My guilt for the sins I have committed, and even some of those I have not, drives me forward. My real and perceived guilt points me to the things I could do better, to the people I could treat better, to the God I could love better. But it can also be used to imprison me and turn my optimism into pessimism where doubts find it easier to take hold and where depression can feel like a stalker lurking in the shadows.
But whilst we can look for and cling to signs of hope to help us get through life, the more we have added to our plate the more we can struggle to clear it. And there is plenty from the turmoil across the world to the everyday pressures of life that can overwhelm us, discerning whether God’s call on my life is to be ordained is just one more. The years of introspection and interrogation from being on a journey of discernment road coupled with my wife’s redundancy and juggling fatherhood, work and ministry has taken it’s toll. It’s no wonder that I’m tired and find it difficult to find the energy to keep following the signs of my calling. In this state of weariness it is easy to be deflected from the path.
My DDO has a very different way of communicating from my previous ones, and truth be told I don’t know her enough to know if the silence that emanates from her office good, bad or benign. But carrying a sense that I have done something wrong, and that no news could well be bad news, steers me towards the negative. The silence that has existed since my meeting with one of my Bishops has therefore developed an ominous feeling to it.
The meeting had not been one I was looking forward to, not least because once again it meant delving into the painful lessons that came out of the first pass through the discernment process. What made this meeting worse was that the last time we met I had had to correct the fact that I was not the ordinand I had been introduced to him as. It became even more awkward for the two of us when I had to tell him that I had just been to a BAP and had not been recommended for ordination. Although I vividly remembered that encounter I didn’t expect him to. His opening question though was “remind me where we met before?”.
The meeting turned out to be the atypical rollercoaster: from the initial drop it picked up, had a big drop in the middle, picked up and left me laughing after the finale.
The big dipper was the question about what it means to be a priest. Initially I was pleased, I had done my homework and articulated the sacramental aspects of the role with confidence. What I had not comprehended was the unspoken question contained within, what it means to me for me to be a priest. It became so clear to me that I was not providing the answers he was looking forward that I raised the white flag. I knew I wasn’t communicating well and I told him.
Whilst his loving and constructive response was encouraging and gave me hope I was frustrated, I should have known better. I should have known what he had been actually been asking me but I had become too fixated on the dictionary definition that I had worked hard at getting my head around.

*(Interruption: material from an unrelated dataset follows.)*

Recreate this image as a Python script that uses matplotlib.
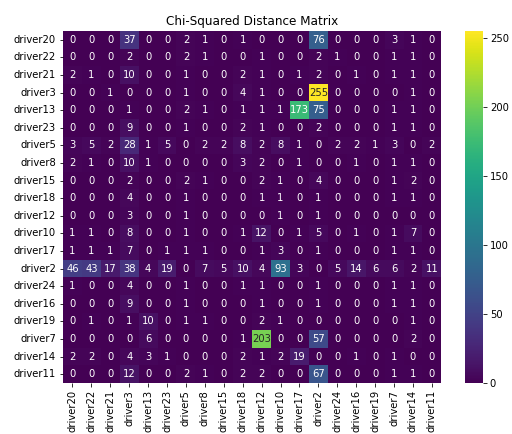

Although I began to tell him what it did mean to me for me to be a priest it was too late, too much of our meeting had been wasted on confused inarticulation and the warning sign had been lit.
It came as a pleasant surprise that my bishop said that he wanted me to go to a second BAP. His request that I worked on the priestly question came not as an admonishment but an encouragement. He wanted me to succeed in communicating God’s call on my life and would be instructing my DDO with whom I would move forwards. It had been the opposite to our first meeting, that had been awkward and uncomfortable, this had been full of warmth, hope and a joint love of Christ. I left with him creating a scene from Father Ted in my mind as he directed traffic to enable me to go home, how I wished that he had been directing traffic with his staff whilst dressed in his Bishop’s Robes and Mitre!
But silence descended in the diocese.
The diocese were rather busy so the silence did not concern me, at first. But as the silence continued the ominous feeling grew and questions arose that the silence could not answer.
Just as the end of the year was in sight, so was the end of the discernment process. Both had been wearing me down but I only needed to keep going for a little bit longer to get over the finishing line and start the next race, whether that was training for ordination or not did and does not particularly matter (clearly it isn’t quite that simple). But the voice calling me like Sirens to give up and curl up in the comfort of the now and the known was whispering in my ear, and fighting with the stronger call to keep going.
The silence created by the limited contact and responses from my diocese has created a sense of concerned pessimism within me. It enhanced and magnified my frustration at failing to understand and answer the Bishop’s questions properly. I had messed up and done something wrong, my guilt was in place and the silence let it fester and feed on itself. Still, a light remained shining in the darkness from the majority of my meeting with the Bishop having been wonderful, and from having been warmly encouraged even in the frustrating parts. The light and the dark are fighting it out.
Just as I feel a sense of ominousness when my boss summons me to a meeting so do I ahead of my meeting with my DDO this week. The optimist in me points to the evidence that the end is in sight, that I will begin preparing for the second BAP that will bring closure and answer the question of ordination with a lasting and confident peace. The pessimist in me points to the doubts and suggests the end is too far away to be seen: that I will be working on the areas I want and need to focus on not in the build up to a BAP but in the build up to deciding when to apply to go to one.
The Sirens are calling me to give up without reaching the end and but God is calling me to keep walking forwards with and towards Him. The Sirens show a place of comfort and a place of relief but I know it is an illusion. What they offer is short term relief that will quickly be replaced with the discomfort of an incomplete quest with unanswered questions. To stay the course and reach the point where my quest can end with my questions tested and answered is where I will fine lasting comfort and relief. Now, perhaps more than ever on this journey, is the time to fix my eyes on God, to pray for and receive His strength to sustain me to the end. My next meeting will indicate just how close the end is.